You see this in small moments. You open the fridge without hunger. You unlock your phone without needing anything. You start checking email the second you sit down.
In those cases the cue is doing its job and the routine runs because it is the most practiced response to that context. That is why changing the cue or the context is often more effective than trying to rely on new intentions alone.
When habits won't form
When a habit refuses to stick, the problem is usually one of three mechanical issues.
Vague or unstable cue
If the cue is "when I have time" or "when I feel like it," your brain receives inconsistent training data. A better cue is concrete and observable: when I start the coffee, when I sit at my desk, after I shower.
Routine too large
If the cue is small but the routine is large, the loop breaks. If the cue is "after I close my laptop," a routine like "one hour at the gym" is a big ask. A routine like "put gym shoes by the door" or "five push-ups" fits the moment and can later expand.

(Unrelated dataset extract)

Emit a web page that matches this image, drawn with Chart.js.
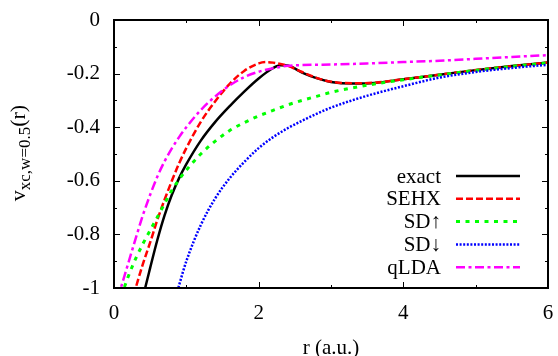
<!DOCTYPE html>
<html>
<head>
<meta charset="utf-8">
<script src="https://cdn.jsdelivr.net/npm/chart.js@4.4.0/dist/chart.umd.min.js"></script>
<style>
	html, body { margin: 0; padding: 0; background: #fff; }
</style>
</head>
<body>
<canvas id="vxcChart" width="558" height="356"></canvas>
<script>
// r in a.u., potential in Hartree
const rExact = [0.3, 0.4, 0.5, 0.6, 0.7, 0.8, 0.9, 1.0, 1.2, 1.4, 1.6, 1.8, 2.0, 2.2, 2.3, 2.4, 2.6, 2.8, 3.0, 3.3, 3.6, 4.0, 4.5, 5.0, 5.5, 6.0];
const vExact = [-1.16, -1.035, -0.925, -0.82, -0.728, -0.652, -0.59, -0.538, -0.45, -0.38, -0.321, -0.267, -0.218, -0.179, -0.169, -0.170, -0.196, -0.217, -0.231, -0.237, -0.235, -0.221, -0.204, -0.187, -0.172, -0.159];

const rSehx = [0.2, 0.3, 0.4, 0.5, 0.6, 0.7, 0.8, 0.9, 1.0, 1.2, 1.4, 1.6, 1.8, 2.0, 2.1, 2.2, 2.4, 2.6, 2.8, 3.0, 3.3, 3.6, 4.0, 4.5, 5.0, 5.5, 6.0];
const vSehx = [-1.1, -1.0, -0.91, -0.83, -0.745, -0.67, -0.6, -0.535, -0.478, -0.38, -0.303, -0.238, -0.19, -0.162, -0.157, -0.159, -0.171, -0.194, -0.216, -0.230, -0.236, -0.234, -0.221, -0.204, -0.187, -0.172, -0.159];

const rSdUp = [0.1, 0.2, 0.3, 0.4, 0.5, 0.6, 0.7, 0.8, 0.9, 1.0, 1.2, 1.4, 1.6, 1.8, 2.0, 2.2, 2.4, 2.6, 2.8, 3.0, 3.3, 3.6, 4.0, 4.5, 5.0, 5.5, 6.0];
const vSdUp = [-1.03, -0.955, -0.89, -0.835, -0.785, -0.735, -0.685, -0.635, -0.595, -0.56, -0.5, -0.452, -0.412, -0.383, -0.358, -0.337, -0.317, -0.3, -0.285, -0.270, -0.253, -0.239, -0.223, -0.205, -0.188, -0.173, -0.16];

const rSdDown = [0.8, 0.9, 1.0, 1.2, 1.4, 1.6, 1.8, 2.0, 2.2, 2.4, 2.6, 2.8, 3.0, 3.3, 3.6, 4.0, 4.5, 5.0, 5.5, 6.0];
const vSdDown = [-1.09, -0.99, -0.9, -0.765, -0.665, -0.59, -0.53, -0.478, -0.437, -0.404, -0.376, -0.35, -0.327, -0.299, -0.275, -0.247, -0.215, -0.194, -0.179, -0.167];

const rQlda = [0.05, 0.1, 0.2, 0.3, 0.4, 0.5, 0.6, 0.7, 0.8, 0.9, 1.0, 1.2, 1.4, 1.6, 1.8, 2.0, 2.2, 2.4, 2.6, 2.8, 3.0, 3.3, 3.6, 4.0, 4.5, 5.0, 5.5, 6.0];
const vQlda = [-1.04, -0.995, -0.905, -0.815, -0.728, -0.652, -0.584, -0.527, -0.479, -0.437, -0.4, -0.336, -0.285, -0.244, -0.213, -0.193, -0.18, -0.171, -0.168, -0.167, -0.166, -0.164, -0.161, -0.157, -0.152, -0.145, -0.138, -0.131];

const xMajorTicks = [0, 2, 4, 6];
const xMinorTicks = [1, 3, 5];
const yMajorTicks = [0, -0.2, -0.4, -0.6, -0.8, -1];
const yMinorTicks = [-0.1, -0.3, -0.5, -0.7, -0.9];

const SERIF = '"Liberation Serif", "DejaVu Serif", serif';

function toPoints(xs, ys) {
	return xs.map((x, i) => ({ x, y: ys[i] }));
}

function curve(label, xs, ys, color, dash, width, order) {
	return {
		label,
		data: toPoints(xs, ys),
		borderColor: color,
		borderWidth: width,
		borderDash: dash,
		borderCapStyle: 'butt',
		pointRadius: 0,
		fill: false,
		cubicInterpolationMode: 'monotone',
		clip: 0,
		order
	};
}

// gnuplot-like frame: inward ticks on all four sides, labels, legend
const framePlugin = {
	id: 'frame',
	afterDatasetsDraw(chart) {
		const { ctx, chartArea: a, scales: { x, y } } = chart;
		ctx.save();
		ctx.setLineDash([]);
		ctx.strokeStyle = '#000';
		ctx.lineWidth = 1;

		const seg = (x1, y1, x2, y2) => {
			ctx.beginPath();
			ctx.moveTo(x1, y1);
			ctx.lineTo(x2, y2);
			ctx.stroke();
		};
		const xTick = (v, len) => {
			const px = Math.round(x.getPixelForValue(v)) + 0.5;
			seg(px, a.bottom, px, a.bottom - len);
			seg(px, a.top, px, a.top + len);
		};
		const yTick = (v, len) => {
			const py = Math.round(y.getPixelForValue(v)) + 0.5;
			seg(a.left, py, a.left + len, py);
			seg(a.right, py, a.right - len, py);
		};
		xMajorTicks.forEach(v => xTick(v, 6));
		xMinorTicks.forEach(v => xTick(v, 3));
		yMajorTicks.forEach(v => yTick(v, 6));
		yMinorTicks.forEach(v => yTick(v, 3));

		ctx.lineWidth = 2;
		ctx.strokeRect(a.left, a.top, a.right - a.left, a.bottom - a.top);

		// tick labels
		ctx.fillStyle = '#000';
		ctx.font = `21px ${SERIF}`;
		ctx.textAlign = 'right';
		ctx.textBaseline = 'middle';
		yMajorTicks.forEach(v => {
			ctx.fillText(v === 0 ? '0' : String(v), a.left - 14, y.getPixelForValue(v));
		});
		ctx.textAlign = 'center';
		xMajorTicks.forEach(v => {
			ctx.fillText(String(v), x.getPixelForValue(v), a.bottom + 25);
		});

		// axis titles
		ctx.textBaseline = 'alphabetic';
		ctx.fillText('r (a.u.)', (a.left + a.right) / 2, 354);

		const mainFont = `22px ${SERIF}`;
		const subFont = `17px ${SERIF}`;
		ctx.font = mainFont;
		const wV = ctx.measureText('v').width;
		const wR = ctx.measureText('(r)').width;
		ctx.font = subFont;
		const wSub = ctx.measureText('xc,w=0.5').width;
		const total = wV + wSub + wR;
		ctx.translate(25, (a.top + a.bottom) / 2 - 1);
		ctx.rotate(-Math.PI / 2);
		ctx.textAlign = 'left';
		let cx = -total / 2;
		ctx.font = mainFont;
		ctx.fillText('v', cx, 0);
		cx += wV;
		ctx.font = subFont;
		ctx.fillText('xc,w=0.5', cx, 5);
		cx += wSub;
		ctx.font = mainFont;
		ctx.fillText('(r)', cx, 0);
		ctx.setTransform(1, 0, 0, 1, 0, 0);

		// legend
		const rowTop = 176;
		const rowStep = 22.8;
		ctx.font = `21px ${SERIF}`;
		ctx.textAlign = 'right';
		ctx.textBaseline = 'middle';
		chart.data.datasets.forEach((ds, i) => {
			const ry = rowTop + i * rowStep;
			ctx.fillStyle = '#000';
			ctx.fillText(ds.label, 441, ry + 1);
			ctx.strokeStyle = ds.borderColor;
			ctx.lineWidth = ds.borderWidth;
			ctx.lineCap = 'butt';
			ctx.setLineDash(ds.borderDash);
			seg(456, ry, 520, ry);
		});
		ctx.restore();
	}
};

new Chart(document.getElementById('vxcChart'), {
	type: 'line',
	data: {
		datasets: [
			curve('exact', rExact, vExact, '#000000', [], 2.5, 5),
			curve('SEHX', rSehx, vSehx, '#ff0000', [7, 3], 2.5, 4),
			curve('SD\u2191', rSdUp, vSdUp, '#00ff00', [4, 5.5], 3, 3),
			curve('SD\u2193', rSdDown, vSdDown, '#0000ff', [2, 1.6], 2.5, 2),
			curve('qLDA', rQlda, vQlda, '#ff00ff', [9, 3.5, 3, 3.5], 2.5, 1)
		]
	},
	options: {
		responsive: false,
		animation: false,
		events: [],
		layout: { padding: { left: 114, top: 20, right: 10, bottom: 68 } },
		scales: {
			x: { type: 'linear', min: 0, max: 6, display: false },
			y: { type: 'linear', min: -1, max: 0, display: false }
		},
		plugins: {
			legend: { display: false },
			tooltip: { enabled: false }
		}
	},
	plugins: [framePlugin]
});
</script>
</body>
</html>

Missing or delayed reinforcement
If nothing feels better after the routine, or the payoff is weeks away, the brain has little reason to automate it. Add a small immediate reinforcement that is honest and meaningful: a tiny moment of satisfaction, a visible mark of completion, or a short reflection that makes the benefit emotionally real.
Clear takeaway
Habits form when a stable cue reliably triggers a routine, and reinforcement teaches the brain that the routine is worth repeating.
Instead of asking, "How do I get more disciplined?" try this: "What is the cue here, what exact routine follows it, and what reinforcement is actually training my brain to repeat it?" That question is less glamorous, but it is closer to how habit formation really works.